Homemade oatmeal for my morning meal is a habit I’m more than happy to keep up, even if it does take a little longer. But I’m clearly in no hurry, after all, it only took me a decade to start cooking breakfast from scratch! In my experience, one must learn to walk in the kitchen before one can run. It’s a marathon I’m carb-loaded and stretched for though.
For the hungry, find the recipe below. For the curious, here’s a list of some of my very first cookbooks in no particular order (some were my moms, some I picked up on my own, some were gifts):
Food That Really Schmecks (make the pancakes!) by Edna Staebler (1968)
Ken’s Soup Krazy by Ken Kostick (2000)
Looneyspoons (I believe this is out of print, The Looneyspoons Collection (2012) has your back!) by Greta Podleski and Janet Podleski (1997)
The Best of Bridge (my brother’s favourite holiday “wife saver” (terrible title) should be on your list!) by The Editors of Best of Bridge
In the Mood for Food (make the rogan josh!) by Jo Pratt (2008)
Jamie’s Dinners by Jamie Oliver (2004)
Feast by Nigella Lawson (2006)
The River Cottage Cookbook by Hugh Fearnley-Whittingstall (2008)
The Barefoot Contessa Cookbook (make the maple scones and the brownies!) by Ina Garten (1999)
Williams-Sonoma New Flavors for Dessert by Raquel Pelzel (2008)
- Herb Oil
- 2 large sprigs fresh rosemary
- 5 large sprigs fresh thyme, plus more for serving
- 1 cup extra-virgin olive oil
- Roasted Squash
- ½ butternut squash, peeled, seeded, and cut into ½-inch cubes
- 2 teaspoons extra-virgin olive oil
- Sea salt, to taste
- 1¼ cups almond milk, plus more to thin
- ½ cup large flake rolled oats (not instant)
- ½ cup walnuts, chopped
- 2 teaspoons lemon juice
- ¼ teaspoon sea salt
- For Serving
- 2 extra-large eggs
- Ground black pepper, to taste
- For the Herb Oil: In a medium, clean glass jar, stuff herbs in the bottom and cover with oil.
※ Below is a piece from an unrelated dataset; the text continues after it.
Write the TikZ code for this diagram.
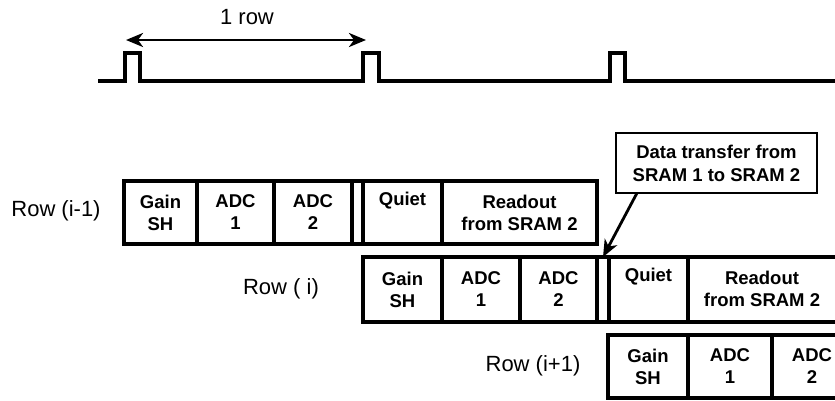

Make sure herbs are fully submerged. Tightly seal and place in a cool, dark place for 5 days. Strain and discard herbs. Store in an airtight glass jar in the pantry for up to 1 year.
- For the Roasted Squash: Preheat oven to 375ºF. On a large rimmed baking sheet, toss squash with oil and salt. Roast for 25 to 30 minutes, until tender and beginning to brown. Keep warm.
- For the Oatmeal: Meanwhile, in a medium saucepan, bring milk, oats, walnuts, lemon juice, and salt to a boil, reduce to a simmer, and cook, uncovered, stirring often for 10 to 15 minutes. Add additional almond milk or water to thin, 1 tablespoon at a time, until desired consistency.
- For the Soft-Boiled Eggs (6-Minute Eggs): Meanwhile, fill a medium saucepan with 4-inches of water and bring to a boil. Gently place eggs in water and cook for 6 to 7 minutes (extra-large eggs verge on the 6.5 to 7 minute mark). Drain and rinse with cold tap water. Gently tap and peel to remove shell.
- To Serve: In two warmed bowls, scoop in oatmeal, top with squash, a halved soft-boiled egg (halve over oats so it doesn't "yolk" everywhere), a drizzle of herb oil (or plain extra-virgin olive oil), and crack of black pepper. Garnish with additional thyme if desired and serve immediately.